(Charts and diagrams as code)
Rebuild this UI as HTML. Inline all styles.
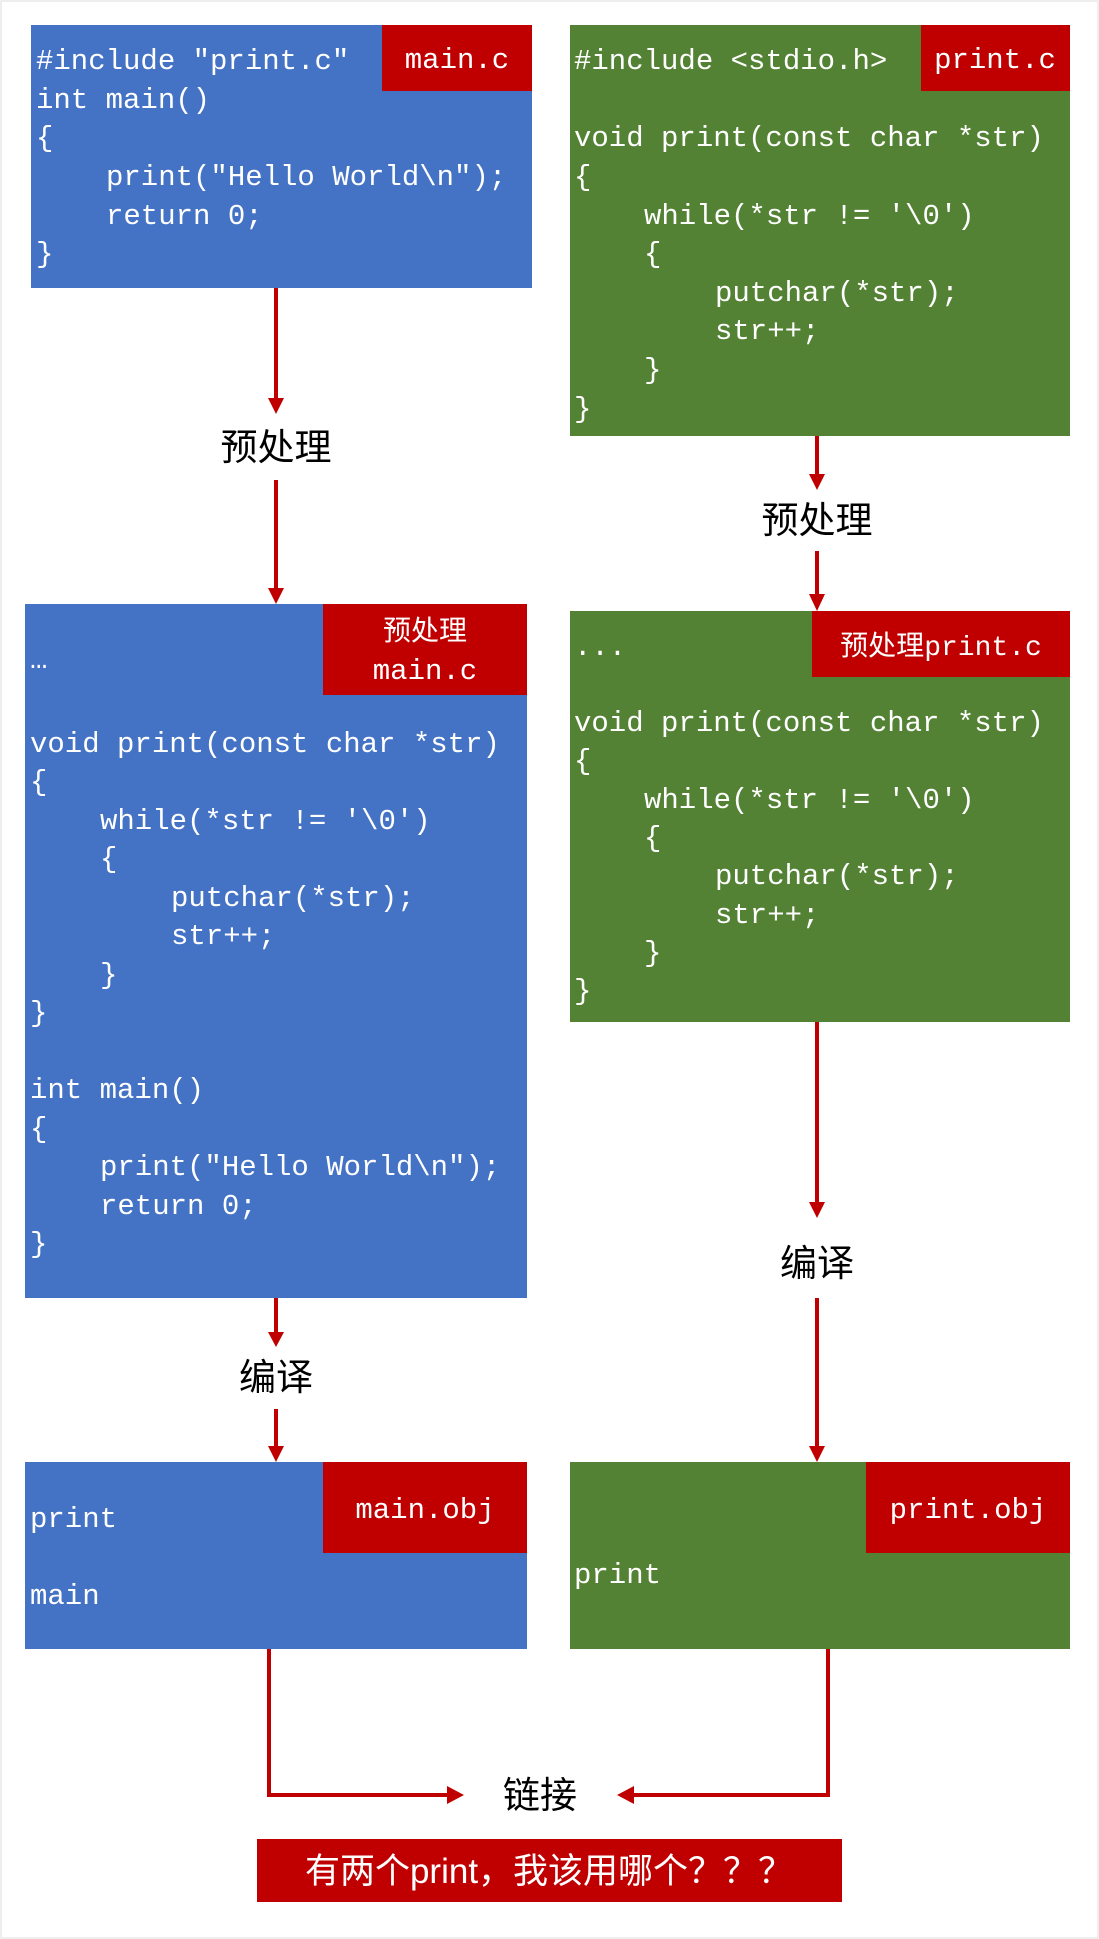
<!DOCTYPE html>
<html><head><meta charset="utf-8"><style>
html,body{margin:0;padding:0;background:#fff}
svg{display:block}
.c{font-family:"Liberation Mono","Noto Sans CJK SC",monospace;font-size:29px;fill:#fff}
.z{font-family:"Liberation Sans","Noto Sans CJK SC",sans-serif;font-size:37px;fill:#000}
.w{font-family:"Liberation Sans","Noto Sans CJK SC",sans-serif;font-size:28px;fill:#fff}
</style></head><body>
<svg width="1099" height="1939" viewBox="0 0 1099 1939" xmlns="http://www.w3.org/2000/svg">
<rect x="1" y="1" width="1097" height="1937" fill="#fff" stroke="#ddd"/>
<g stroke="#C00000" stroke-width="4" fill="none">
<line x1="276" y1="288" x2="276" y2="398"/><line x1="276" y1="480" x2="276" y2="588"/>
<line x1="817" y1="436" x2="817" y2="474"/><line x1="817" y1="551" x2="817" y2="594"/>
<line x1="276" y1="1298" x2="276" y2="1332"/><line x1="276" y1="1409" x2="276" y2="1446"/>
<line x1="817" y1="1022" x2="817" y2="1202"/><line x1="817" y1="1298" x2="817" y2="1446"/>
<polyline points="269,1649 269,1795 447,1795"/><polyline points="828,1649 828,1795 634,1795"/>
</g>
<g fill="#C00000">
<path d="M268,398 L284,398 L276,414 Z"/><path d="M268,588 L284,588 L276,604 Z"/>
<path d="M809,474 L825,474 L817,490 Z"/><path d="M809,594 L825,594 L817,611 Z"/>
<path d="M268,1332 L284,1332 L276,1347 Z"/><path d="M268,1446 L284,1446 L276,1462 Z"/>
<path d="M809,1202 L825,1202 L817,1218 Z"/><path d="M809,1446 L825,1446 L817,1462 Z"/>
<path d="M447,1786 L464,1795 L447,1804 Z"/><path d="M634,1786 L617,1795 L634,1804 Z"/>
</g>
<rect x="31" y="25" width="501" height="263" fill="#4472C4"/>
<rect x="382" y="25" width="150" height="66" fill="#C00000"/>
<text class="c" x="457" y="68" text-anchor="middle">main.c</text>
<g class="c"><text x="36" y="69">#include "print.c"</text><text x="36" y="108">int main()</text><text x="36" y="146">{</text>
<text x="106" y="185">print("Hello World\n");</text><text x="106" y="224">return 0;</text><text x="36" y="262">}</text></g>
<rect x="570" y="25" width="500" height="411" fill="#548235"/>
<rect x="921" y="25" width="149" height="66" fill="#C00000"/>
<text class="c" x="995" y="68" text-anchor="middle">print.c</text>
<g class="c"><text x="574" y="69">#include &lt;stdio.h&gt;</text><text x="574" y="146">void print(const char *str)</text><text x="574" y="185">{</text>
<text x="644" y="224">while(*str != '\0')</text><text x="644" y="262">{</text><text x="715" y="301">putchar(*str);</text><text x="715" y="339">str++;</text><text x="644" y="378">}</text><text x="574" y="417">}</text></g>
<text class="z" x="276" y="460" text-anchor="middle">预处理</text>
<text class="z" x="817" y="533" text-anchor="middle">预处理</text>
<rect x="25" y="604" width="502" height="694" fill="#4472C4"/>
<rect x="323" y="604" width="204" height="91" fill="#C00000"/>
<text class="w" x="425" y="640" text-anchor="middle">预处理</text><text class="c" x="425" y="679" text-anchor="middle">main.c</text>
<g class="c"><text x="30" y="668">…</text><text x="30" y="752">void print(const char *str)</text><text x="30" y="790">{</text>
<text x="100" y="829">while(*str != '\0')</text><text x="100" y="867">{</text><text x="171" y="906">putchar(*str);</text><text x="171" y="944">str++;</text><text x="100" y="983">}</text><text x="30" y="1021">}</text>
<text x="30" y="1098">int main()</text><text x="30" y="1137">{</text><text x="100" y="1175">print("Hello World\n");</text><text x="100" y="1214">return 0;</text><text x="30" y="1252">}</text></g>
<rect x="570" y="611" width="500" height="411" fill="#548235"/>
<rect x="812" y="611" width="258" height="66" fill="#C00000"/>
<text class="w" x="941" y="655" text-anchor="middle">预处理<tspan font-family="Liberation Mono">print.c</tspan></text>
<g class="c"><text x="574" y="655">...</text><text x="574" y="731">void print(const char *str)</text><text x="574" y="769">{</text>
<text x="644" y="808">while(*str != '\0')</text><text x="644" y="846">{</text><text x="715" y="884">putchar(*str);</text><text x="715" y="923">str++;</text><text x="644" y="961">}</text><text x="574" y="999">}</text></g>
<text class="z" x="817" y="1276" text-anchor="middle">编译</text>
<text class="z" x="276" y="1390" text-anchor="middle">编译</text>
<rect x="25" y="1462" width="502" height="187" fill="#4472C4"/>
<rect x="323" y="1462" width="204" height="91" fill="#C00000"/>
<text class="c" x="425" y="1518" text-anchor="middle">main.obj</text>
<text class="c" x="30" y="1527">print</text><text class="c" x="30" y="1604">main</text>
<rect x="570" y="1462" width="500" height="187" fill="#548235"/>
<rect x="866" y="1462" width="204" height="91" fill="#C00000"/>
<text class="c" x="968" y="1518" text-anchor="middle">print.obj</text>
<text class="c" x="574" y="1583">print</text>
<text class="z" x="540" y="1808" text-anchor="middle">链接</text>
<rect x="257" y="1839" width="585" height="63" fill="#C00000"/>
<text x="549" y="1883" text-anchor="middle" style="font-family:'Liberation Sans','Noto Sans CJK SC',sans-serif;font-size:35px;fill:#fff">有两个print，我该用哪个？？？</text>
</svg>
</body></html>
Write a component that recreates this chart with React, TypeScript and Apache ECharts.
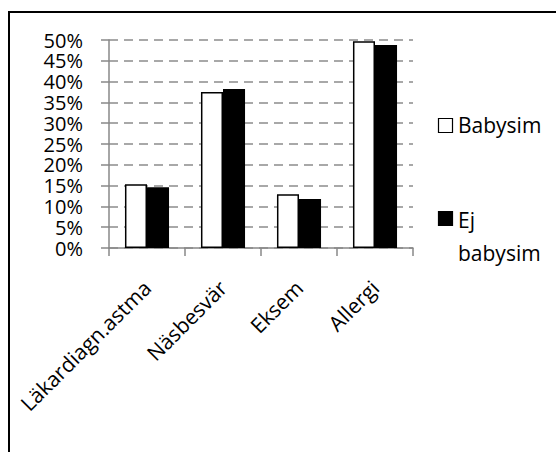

▸ What the task asks
Filter the listing above for the string "this" and copy every matching line.

▸ The result
Rebuild this UI as HTML. Inline all styles.
Write a component that recreates this chart with React, TypeScript and Apache ECharts.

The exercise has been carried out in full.